What the vice president appears to have been after from the start was the power to redirect a national government he believed he had watched go badly astray while serving as chief of staff to President Gerald R. Ford. The legislative and judicial restraints imposed on the imperial presidency in the post-Vietnam period were, in Cheney's estimation, a fundamental historical mistake. That impression was reinforced when he reentered government as President George H.W. Bush's secretary of Defense. In the years after that, Cheney found a theory to fit his conclusions -- the so-called Unitary Executive concept popular among members of the conservative Federalist Society -- and seems to have conceived a method by which it could be implemented, stealth.
As Gellman sketches things, Cheney -- assigned by Bush to vet his vice presidential hopefuls -- made the process so bureaucratically burdensome for the obvious candidates that the choice fell naturally and effortlessly on him. In this, as in the years ahead, the vice president functioned as the "ultimate staff man" -- the powerfully knowledgeable insider, pulling unseen levers with an invisible hand. He also made sure that he salted the incoming administration's various departments and agencies with well-situated loyalists and helped select a presidential staff that was less experienced and assertive than his own.
And he did it all without leaving tracks. As Gellman writes:
"Cheney, at bottom, did not promote secrecy for fear of embarrassment. Neither his advisers nor their advice embarrassed him. Cheney favored stealth, in part, because it gave him practical advantages. . . . It was easier to win a battle when the opponents did not show up. For the vice president, however, there was a much larger question of principle at stake.

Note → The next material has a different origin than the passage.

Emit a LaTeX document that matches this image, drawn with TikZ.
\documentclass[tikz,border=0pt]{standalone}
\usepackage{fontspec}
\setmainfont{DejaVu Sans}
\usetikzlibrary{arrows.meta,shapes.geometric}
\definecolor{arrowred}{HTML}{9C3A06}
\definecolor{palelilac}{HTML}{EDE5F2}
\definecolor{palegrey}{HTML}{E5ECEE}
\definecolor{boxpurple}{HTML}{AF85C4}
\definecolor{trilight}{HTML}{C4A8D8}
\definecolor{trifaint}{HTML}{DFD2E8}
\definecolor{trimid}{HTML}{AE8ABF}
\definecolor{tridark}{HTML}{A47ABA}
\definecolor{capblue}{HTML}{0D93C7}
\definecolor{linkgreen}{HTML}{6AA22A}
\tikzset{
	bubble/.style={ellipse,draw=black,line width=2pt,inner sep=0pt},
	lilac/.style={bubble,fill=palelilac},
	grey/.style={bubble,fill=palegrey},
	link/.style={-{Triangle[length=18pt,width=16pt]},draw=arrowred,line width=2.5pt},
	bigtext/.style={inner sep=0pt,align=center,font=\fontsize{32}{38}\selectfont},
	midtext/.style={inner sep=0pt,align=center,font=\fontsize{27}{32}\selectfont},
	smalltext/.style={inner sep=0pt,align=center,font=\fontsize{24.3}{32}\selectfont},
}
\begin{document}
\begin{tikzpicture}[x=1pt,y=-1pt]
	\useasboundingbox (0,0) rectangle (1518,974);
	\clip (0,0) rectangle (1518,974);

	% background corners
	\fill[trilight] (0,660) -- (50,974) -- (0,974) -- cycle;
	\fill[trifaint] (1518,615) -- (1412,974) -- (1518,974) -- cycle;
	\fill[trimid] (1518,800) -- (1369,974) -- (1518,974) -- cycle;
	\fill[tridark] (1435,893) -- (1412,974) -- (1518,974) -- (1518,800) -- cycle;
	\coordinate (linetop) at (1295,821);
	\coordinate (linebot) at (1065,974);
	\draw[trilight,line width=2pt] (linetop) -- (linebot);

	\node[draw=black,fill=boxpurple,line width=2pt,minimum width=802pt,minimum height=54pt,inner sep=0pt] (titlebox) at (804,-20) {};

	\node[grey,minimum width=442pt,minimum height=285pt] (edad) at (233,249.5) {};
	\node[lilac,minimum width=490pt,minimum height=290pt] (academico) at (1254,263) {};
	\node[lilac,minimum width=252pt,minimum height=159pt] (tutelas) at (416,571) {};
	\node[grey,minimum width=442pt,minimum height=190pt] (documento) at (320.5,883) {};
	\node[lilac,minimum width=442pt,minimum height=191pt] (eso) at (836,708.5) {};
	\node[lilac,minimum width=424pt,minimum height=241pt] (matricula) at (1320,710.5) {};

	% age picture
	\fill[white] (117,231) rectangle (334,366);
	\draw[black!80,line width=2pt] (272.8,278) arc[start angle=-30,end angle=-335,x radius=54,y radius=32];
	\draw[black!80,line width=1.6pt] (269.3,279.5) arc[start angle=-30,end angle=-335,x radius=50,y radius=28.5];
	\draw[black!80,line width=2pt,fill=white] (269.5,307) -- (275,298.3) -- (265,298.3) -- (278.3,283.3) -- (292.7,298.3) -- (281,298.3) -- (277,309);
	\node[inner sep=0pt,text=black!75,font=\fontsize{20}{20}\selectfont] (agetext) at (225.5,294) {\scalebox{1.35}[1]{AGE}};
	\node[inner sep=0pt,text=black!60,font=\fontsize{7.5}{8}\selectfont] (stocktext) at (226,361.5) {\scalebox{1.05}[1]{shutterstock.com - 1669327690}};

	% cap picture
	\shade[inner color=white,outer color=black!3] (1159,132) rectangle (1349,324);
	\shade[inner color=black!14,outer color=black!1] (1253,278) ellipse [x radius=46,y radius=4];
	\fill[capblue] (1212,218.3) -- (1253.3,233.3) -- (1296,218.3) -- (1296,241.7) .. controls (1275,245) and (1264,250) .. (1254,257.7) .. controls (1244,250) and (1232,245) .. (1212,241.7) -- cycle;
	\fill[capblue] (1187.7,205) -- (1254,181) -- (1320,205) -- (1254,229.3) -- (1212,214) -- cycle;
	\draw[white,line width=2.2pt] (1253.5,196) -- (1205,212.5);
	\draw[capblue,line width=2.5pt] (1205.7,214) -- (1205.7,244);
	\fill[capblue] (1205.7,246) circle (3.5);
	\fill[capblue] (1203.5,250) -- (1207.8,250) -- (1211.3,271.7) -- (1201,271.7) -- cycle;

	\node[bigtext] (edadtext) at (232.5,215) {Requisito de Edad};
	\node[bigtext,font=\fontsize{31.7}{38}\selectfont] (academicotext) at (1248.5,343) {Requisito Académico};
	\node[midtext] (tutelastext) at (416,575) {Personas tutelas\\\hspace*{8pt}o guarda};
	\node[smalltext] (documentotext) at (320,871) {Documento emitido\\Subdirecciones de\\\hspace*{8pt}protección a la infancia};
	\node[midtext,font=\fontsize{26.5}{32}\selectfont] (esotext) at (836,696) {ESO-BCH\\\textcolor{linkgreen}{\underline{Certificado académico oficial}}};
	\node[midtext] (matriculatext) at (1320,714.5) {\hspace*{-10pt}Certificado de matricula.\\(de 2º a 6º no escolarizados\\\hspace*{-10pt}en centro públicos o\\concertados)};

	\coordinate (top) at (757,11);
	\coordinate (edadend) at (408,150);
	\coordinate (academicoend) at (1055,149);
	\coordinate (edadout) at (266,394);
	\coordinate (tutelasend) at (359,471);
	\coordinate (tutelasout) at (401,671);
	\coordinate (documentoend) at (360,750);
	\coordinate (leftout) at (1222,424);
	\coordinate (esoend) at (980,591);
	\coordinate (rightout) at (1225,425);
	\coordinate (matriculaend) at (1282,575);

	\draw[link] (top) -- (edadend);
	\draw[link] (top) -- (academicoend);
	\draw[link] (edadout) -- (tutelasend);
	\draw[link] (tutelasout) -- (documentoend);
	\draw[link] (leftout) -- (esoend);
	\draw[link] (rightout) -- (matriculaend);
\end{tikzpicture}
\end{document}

"In Cheney's estimation, a president's authority was close to absolute within his rightful sphere. Congress and courts had their own spheres, separate and unshared. With its very first word, Article II of the Constitution vested 'the' executive power in the president. Like other advocates of a 'unitary executive,' Cheney believed that the president's inherent functions -- command of the Army and Navy, direction of the Cabinet, execution of the law -- were indivisible. Exercise of those powers was beyond the reach, in principle, of legislative or judicial review."